= TASK GOAL =
Extract word for word the lines of the listing from its start to the line holding "Chart.register(...registerables);", both ends kept; pictures are not part of the copy.

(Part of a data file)
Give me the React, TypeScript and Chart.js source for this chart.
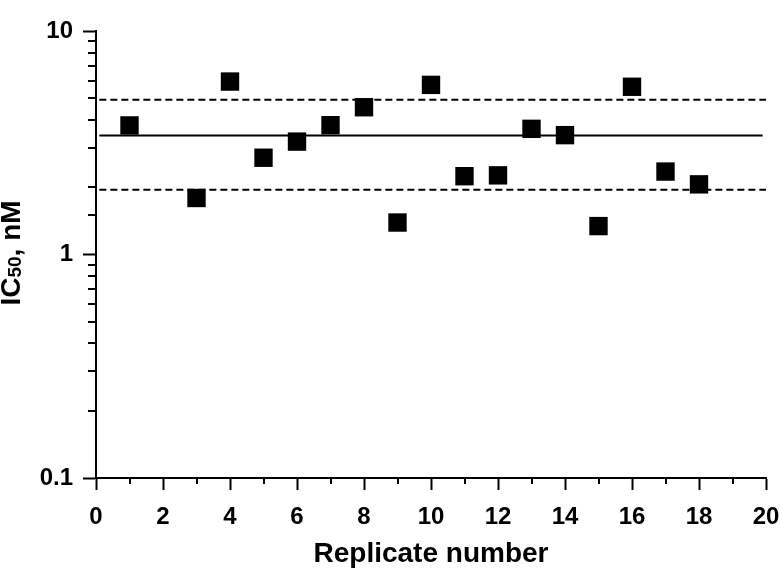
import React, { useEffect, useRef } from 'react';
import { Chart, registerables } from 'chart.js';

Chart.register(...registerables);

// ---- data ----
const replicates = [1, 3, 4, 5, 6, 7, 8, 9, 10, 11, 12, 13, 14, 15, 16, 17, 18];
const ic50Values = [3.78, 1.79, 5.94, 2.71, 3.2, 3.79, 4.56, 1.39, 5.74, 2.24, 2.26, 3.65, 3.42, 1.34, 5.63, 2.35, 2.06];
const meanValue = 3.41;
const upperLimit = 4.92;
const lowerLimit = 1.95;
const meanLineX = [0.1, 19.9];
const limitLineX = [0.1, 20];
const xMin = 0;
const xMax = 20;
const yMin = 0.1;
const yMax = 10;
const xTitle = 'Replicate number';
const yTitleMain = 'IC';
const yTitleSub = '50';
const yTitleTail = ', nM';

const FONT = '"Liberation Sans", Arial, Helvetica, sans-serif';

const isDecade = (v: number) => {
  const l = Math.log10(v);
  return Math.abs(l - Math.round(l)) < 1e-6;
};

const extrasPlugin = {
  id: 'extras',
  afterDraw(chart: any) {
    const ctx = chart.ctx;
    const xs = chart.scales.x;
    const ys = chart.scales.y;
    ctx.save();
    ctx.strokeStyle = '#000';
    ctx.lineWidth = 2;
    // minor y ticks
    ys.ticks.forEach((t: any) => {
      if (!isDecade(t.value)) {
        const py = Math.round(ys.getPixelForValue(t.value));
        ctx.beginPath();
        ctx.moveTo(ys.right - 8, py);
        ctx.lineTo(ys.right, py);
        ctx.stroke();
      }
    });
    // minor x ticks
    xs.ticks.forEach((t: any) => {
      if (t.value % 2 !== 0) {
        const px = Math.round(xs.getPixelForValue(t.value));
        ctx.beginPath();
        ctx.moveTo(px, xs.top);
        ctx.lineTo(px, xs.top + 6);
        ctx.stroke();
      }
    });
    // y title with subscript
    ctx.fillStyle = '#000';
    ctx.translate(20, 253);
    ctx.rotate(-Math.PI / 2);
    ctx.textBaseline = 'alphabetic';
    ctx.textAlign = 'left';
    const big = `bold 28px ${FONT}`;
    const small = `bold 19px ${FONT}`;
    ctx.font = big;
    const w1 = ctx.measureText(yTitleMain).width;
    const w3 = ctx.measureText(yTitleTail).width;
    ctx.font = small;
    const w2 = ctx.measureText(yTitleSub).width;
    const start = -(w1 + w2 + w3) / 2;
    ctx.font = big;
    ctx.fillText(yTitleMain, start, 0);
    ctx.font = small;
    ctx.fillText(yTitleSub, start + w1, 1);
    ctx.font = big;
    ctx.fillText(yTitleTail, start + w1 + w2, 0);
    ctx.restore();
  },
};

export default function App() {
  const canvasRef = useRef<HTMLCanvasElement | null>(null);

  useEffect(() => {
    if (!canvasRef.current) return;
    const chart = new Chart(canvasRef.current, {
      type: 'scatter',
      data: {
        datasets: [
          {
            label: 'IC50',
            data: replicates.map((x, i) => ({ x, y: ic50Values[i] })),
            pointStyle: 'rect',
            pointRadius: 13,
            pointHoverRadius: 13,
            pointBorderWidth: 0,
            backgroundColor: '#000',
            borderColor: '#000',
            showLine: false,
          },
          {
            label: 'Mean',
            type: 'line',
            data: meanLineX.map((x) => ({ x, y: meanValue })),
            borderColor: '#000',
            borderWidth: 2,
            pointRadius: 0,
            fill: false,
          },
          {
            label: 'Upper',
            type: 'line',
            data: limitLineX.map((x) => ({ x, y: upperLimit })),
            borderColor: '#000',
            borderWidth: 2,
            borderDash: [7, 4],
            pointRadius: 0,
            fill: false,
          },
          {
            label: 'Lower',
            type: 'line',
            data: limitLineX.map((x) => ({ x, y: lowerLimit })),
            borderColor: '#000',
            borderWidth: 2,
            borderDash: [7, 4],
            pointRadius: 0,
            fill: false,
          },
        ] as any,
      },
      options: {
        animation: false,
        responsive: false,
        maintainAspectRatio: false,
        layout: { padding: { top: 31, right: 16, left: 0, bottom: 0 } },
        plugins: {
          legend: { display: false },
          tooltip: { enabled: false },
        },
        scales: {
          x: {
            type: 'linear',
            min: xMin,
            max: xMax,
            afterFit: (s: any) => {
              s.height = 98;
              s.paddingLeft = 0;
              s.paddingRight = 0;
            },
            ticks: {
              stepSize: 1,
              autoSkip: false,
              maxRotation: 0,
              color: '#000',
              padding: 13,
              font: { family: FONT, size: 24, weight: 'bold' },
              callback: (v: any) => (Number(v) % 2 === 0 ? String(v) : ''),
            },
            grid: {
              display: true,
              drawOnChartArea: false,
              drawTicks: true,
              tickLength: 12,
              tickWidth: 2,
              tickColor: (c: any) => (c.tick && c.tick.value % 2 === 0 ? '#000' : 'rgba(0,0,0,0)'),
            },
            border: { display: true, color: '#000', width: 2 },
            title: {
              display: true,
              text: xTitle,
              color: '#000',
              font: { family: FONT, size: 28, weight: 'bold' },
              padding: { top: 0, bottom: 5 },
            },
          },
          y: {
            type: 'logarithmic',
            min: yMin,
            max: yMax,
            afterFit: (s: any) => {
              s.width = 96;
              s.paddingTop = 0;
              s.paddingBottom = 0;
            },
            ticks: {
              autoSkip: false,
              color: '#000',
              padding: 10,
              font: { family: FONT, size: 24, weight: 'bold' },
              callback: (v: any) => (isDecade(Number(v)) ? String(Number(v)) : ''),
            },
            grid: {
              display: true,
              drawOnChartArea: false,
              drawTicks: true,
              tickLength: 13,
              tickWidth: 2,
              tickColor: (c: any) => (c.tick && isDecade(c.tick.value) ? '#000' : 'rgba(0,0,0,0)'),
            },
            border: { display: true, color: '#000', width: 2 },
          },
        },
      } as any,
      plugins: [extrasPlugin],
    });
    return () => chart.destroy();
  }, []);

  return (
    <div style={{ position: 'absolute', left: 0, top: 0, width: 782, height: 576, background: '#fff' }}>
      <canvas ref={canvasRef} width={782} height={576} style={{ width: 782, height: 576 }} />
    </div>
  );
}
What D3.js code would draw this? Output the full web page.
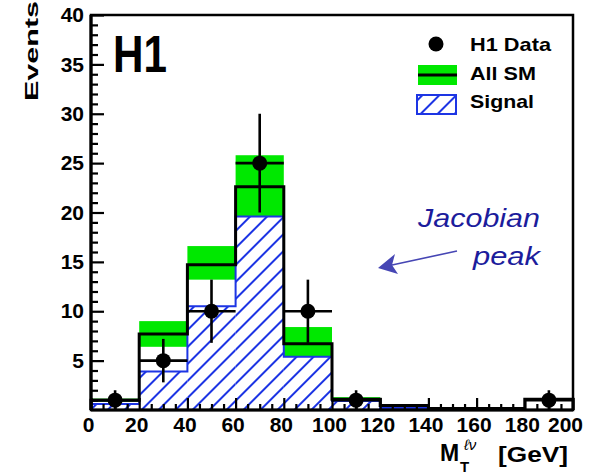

= SOLUTION TO THIS EXERCISE =
Give me the React, TypeScript and Chart.js source for this chart.
import React, { useEffect, useRef } from 'react';
import { Chart, registerables } from 'chart.js';

Chart.register(...registerables);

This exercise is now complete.